Congress moved to rectify the situation with an act in January 1845 that said electors must be selected on the “Tuesday next after the first Monday in the month of November of the year in which they are to be appointed.” The same Tuesday in November of even-numbered years became House of Representatives election day under an act of Congress in 1872. After the Seventeenth Amendment mandated popular election of senators in 1913, Congress amended the act to include Senate elections.
The sponsor of the 1872 Uniform Federal Election Day Act, Rep. Benjamin Franklin Butler, Massachusetts Republican, argued during floor debate that Indiana, Ohio, and Pennsylvania held an “undue advantage” in electing their representatives in October. He recalled that in 1840 the news from Pennsylvania and other states that had already held House elections settled the November presidential election “as effectively as it was afterward done.”
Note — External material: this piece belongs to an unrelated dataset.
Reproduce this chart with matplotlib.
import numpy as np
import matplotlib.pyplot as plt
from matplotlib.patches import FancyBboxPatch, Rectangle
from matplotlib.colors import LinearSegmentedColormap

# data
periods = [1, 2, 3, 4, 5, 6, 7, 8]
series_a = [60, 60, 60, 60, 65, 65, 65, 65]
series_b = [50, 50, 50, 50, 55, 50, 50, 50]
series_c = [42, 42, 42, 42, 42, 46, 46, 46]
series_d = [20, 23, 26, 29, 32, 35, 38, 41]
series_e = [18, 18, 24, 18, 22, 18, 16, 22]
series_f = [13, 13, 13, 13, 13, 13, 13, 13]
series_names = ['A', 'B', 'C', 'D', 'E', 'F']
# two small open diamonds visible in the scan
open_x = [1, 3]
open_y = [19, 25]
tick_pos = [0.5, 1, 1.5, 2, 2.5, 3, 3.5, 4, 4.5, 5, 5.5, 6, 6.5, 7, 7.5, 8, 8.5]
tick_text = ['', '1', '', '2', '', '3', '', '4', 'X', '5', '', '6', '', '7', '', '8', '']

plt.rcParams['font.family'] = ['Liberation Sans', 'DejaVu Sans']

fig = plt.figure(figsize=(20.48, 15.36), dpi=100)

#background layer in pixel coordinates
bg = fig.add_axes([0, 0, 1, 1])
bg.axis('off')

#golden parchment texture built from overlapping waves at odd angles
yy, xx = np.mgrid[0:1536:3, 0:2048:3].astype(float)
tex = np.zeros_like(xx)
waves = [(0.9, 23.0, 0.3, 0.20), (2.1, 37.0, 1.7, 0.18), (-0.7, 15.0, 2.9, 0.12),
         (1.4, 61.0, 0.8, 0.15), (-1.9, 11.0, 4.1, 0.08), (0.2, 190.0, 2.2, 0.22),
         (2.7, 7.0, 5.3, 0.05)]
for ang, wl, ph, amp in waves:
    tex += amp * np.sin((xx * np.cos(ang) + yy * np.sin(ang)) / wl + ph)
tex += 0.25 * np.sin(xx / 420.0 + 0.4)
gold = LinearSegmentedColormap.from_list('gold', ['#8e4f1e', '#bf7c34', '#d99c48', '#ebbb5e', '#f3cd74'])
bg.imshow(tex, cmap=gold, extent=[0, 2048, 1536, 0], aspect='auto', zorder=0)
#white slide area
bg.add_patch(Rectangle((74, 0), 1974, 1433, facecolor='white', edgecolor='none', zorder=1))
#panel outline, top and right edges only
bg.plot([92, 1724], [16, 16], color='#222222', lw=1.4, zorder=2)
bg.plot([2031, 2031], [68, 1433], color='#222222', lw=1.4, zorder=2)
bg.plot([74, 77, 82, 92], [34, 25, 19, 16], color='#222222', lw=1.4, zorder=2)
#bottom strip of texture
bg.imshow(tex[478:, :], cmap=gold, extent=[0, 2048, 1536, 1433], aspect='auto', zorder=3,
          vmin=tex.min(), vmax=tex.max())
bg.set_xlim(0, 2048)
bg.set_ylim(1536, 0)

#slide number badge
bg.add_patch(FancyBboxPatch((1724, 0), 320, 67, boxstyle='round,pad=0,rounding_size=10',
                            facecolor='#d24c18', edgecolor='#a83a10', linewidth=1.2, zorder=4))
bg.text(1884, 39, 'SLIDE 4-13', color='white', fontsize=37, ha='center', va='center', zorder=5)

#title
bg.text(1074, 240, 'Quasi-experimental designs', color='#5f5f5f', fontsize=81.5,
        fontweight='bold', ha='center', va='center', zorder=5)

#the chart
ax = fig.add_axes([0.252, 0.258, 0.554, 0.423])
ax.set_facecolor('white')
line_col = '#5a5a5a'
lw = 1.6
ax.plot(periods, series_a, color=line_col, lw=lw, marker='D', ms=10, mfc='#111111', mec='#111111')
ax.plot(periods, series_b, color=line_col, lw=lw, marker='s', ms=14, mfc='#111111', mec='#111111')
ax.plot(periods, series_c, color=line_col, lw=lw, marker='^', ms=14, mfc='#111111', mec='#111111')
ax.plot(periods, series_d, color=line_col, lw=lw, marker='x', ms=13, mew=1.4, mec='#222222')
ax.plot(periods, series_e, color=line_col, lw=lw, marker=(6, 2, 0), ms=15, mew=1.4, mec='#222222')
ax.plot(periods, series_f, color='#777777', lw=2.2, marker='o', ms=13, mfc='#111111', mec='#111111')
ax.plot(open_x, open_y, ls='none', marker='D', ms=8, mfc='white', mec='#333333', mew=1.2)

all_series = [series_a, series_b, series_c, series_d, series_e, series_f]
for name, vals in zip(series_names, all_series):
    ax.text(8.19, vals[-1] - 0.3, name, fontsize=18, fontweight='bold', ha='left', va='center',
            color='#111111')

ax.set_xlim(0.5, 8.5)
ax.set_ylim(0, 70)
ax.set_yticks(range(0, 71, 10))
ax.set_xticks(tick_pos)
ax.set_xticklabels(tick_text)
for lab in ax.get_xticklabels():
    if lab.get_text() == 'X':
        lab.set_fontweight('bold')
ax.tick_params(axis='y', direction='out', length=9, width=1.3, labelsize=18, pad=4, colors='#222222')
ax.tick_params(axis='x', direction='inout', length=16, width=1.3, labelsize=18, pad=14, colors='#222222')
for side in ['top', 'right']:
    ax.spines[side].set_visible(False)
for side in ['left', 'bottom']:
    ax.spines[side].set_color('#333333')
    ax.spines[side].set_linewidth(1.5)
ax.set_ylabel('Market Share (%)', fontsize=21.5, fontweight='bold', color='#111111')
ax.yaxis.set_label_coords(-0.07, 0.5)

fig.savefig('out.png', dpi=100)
The legislative history of the 1845 and 1872 acts indicates that Congress weighed several factors in choosing the month and day for all federal elections. November was selected because weather is temperate then, and, with the harvest in, farmers were more likely to vote. The first and last days of the month met objections because they might complicate the closing out of business accounting books. As to the day, religious objections ruled out Sunday and possibly Monday as well, because Monday voting might require Sunday travel to the polls in large states. Tuesday and Wednesday were acceptable. Thursday was dismissed because it was Britain's election day. Friday was the end of the work week, and Saturday was shopping day.